Other Notable Aspects of the World:
The Rivermen: A faction of merchants that claim no political affiliation to anything other than commerce and the facilitation of such. Some are here to eagerly reap the virgin market of Ashirae, others are here to exploit its lack of political protection to rob it blind.
The Natives: There are dozens of local nomadic tribes who exist outside of either major government, at one with the desert as its true native people. Ashirae has landed in their territory, and some see it as a sign that the city is meant for them, while others want it destroyed.
First of His Name: Rarely mentioned, but ever-present, the undead are a constant problem in this world. Those who die gruesome deaths, or do not have proper funeral rites performed risk rising again as hungry ghosts and restless dead to torment the living. On the other side of the Veil, this region is ruled by an undead demigod known only as First of His Name. Interested players can call his attention to the city and potentially turn it into a haven for the dead, where no living faction can tread.
Cybilites: A growing number of citizens have rallied behind one of the old governors of the city, wishing to restore Ashirae to its former glory, resurrect Cybil, and oust Meridia and the invaders—preferably through violence.
Plot lines:
Every faction has its own plot lines—furthering its agenda, gaining footholds of power, cleaning up its messes, stifling its enemies—and these are often intertwined with another. Very rarely can you help one faction without also helping/hurting another.
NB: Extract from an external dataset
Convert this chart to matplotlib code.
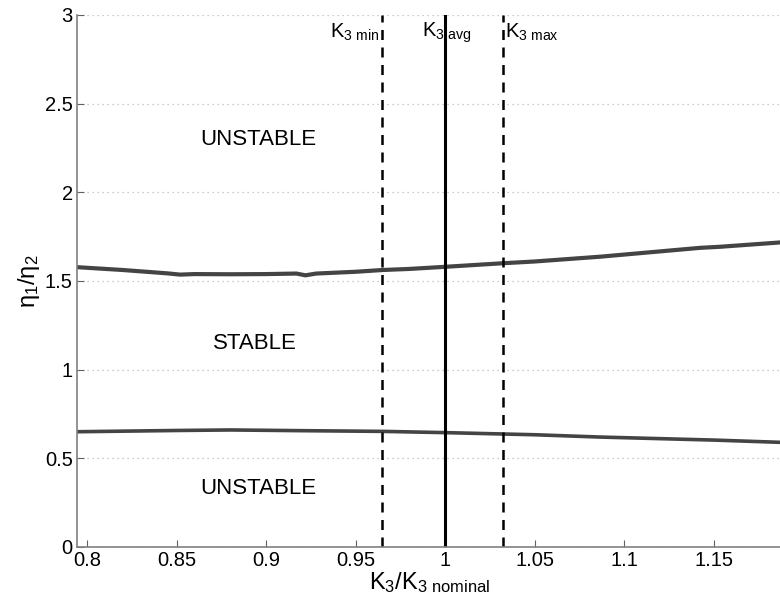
import matplotlib
matplotlib.use('Agg')
import matplotlib.pyplot as plt
import numpy as np

plt.rcParams['font.family'] = ['Liberation Sans', 'DejaVu Sans']
plt.rcParams['mathtext.fontset'] = 'custom'
plt.rcParams['mathtext.rm'] = 'Liberation Sans'
plt.rcParams['mathtext.it'] = 'Liberation Sans'
plt.rcParams['mathtext.bf'] = 'Liberation Sans:bold'

# stability boundary (upper)
k_upper = [0.7944, 0.82, 0.845, 0.852, 0.86, 0.88, 0.90, 0.917, 0.922, 0.928, 0.95, 0.965,
           0.98, 1.0, 1.032, 1.05, 1.0866, 1.1425, 1.1536, 1.188]
eta_upper = [1.578, 1.562, 1.543, 1.536, 1.539, 1.538, 1.539, 1.542, 1.532, 1.542, 1.552, 1.562,
             1.568, 1.58, 1.60, 1.61, 1.637, 1.687, 1.693, 1.718]

# stability boundary (lower)
k_lower = [0.7944, 0.85, 0.88, 0.92, 0.965, 1.0, 1.05, 1.0866, 1.15, 1.188]
eta_lower = [0.65, 0.657, 0.66, 0.656, 0.652, 0.645, 0.633, 0.62, 0.603, 0.59]

k3_min, k3_avg, k3_max = 0.9647, 1.0001, 1.0323

xticks = [0.8, 0.85, 0.9, 0.95, 1.0, 1.05, 1.1, 1.15]
xticklabels = ['0.8', '0.85', '0.9', '0.95', '1', '1.05', '1.1', '1.15']
yticks = [0, 0.5, 1, 1.5, 2, 2.5, 3]
yticklabels = ['0', '0.5', '1', '1.5', '2', '2.5', '3']

fig = plt.figure(figsize=(7.8, 6.08), dpi=100)
ax = fig.add_axes([77 / 780, 1 - 547 / 608, 1 - 77 / 780 + 0.002, (547 - 15) / 608])

ax.plot(k_upper, eta_upper, color='#444444', lw=3)
ax.plot(k_lower, eta_lower, color='#444444', lw=2.6)

ax.axvline(k3_min, color='black', lw=1.8, ls=(0, (4, 3)))
ax.axvline(k3_avg, color='black', lw=2.2)
ax.axvline(k3_max, color='black', lw=1.8, ls=(0, (4, 3)))

ax.set_xlim(0.7944, 1.188)
ax.set_ylim(0, 3)
ax.set_xticks(xticks)
ax.set_xticklabels(xticklabels)
ax.set_yticks(yticks)
ax.set_yticklabels(yticklabels)
ax.grid(axis='y', ls=(0, (1, 3)), color='#bbbbbb', lw=0.9)

for side in ['top', 'right']:
    ax.spines[side].set_visible(False)
for side in ['left', 'bottom']:
    ax.spines[side].set_color('#808080')
    ax.spines[side].set_linewidth(1.2)
ax.tick_params(direction='in', length=5, color='#606060', labelsize=14.5, pad=3)

ax.text(0.8955, 2.3, 'UNSTABLE', fontsize=16, ha='center', va='center')
ax.text(0.894, 1.15, 'STABLE', fontsize=16, ha='center', va='center')
ax.text(0.8955, 0.33, 'UNSTABLE', fontsize=16, ha='center', va='center')

ax.text(k3_min - 0.0012, 2.9, r'$\mathrm{K_{3\ min}}$', fontsize=14.5, ha='right', va='center')
ax.text(0.9873, 2.9, r'$\mathrm{K_{3\ avg}}$', fontsize=14.5, ha='left', va='center')
ax.text(k3_max + 0.0012, 2.9, r'$\mathrm{K_{3\ max}}$', fontsize=14.5, ha='left', va='center')

ax.set_xlabel(r'$\mathrm{K_3/K_{3\ nominal}}$', fontsize=17, labelpad=0)
ax.set_ylabel(r'$\mathrm{\eta_1/\eta_2}$', fontsize=17, labelpad=2)

fig.savefig('out.png', dpi=100)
The player is free to explore these options as the game progresses, allowed to change their minds as new information comes forward. Around the ¾ mark of the game, the player will have to definitively pick which faction they want to control the city, which every other faction will try to resist, leading to a final chapter confrontation where the city is besieged by the snubbed powers and aided by the allies you created. Unless you side with him explicitly, the final boss will always be The Vulture King, as he waits for the city to wear itself out fighting the other powers before swooping in to claim the corpse, true to his name.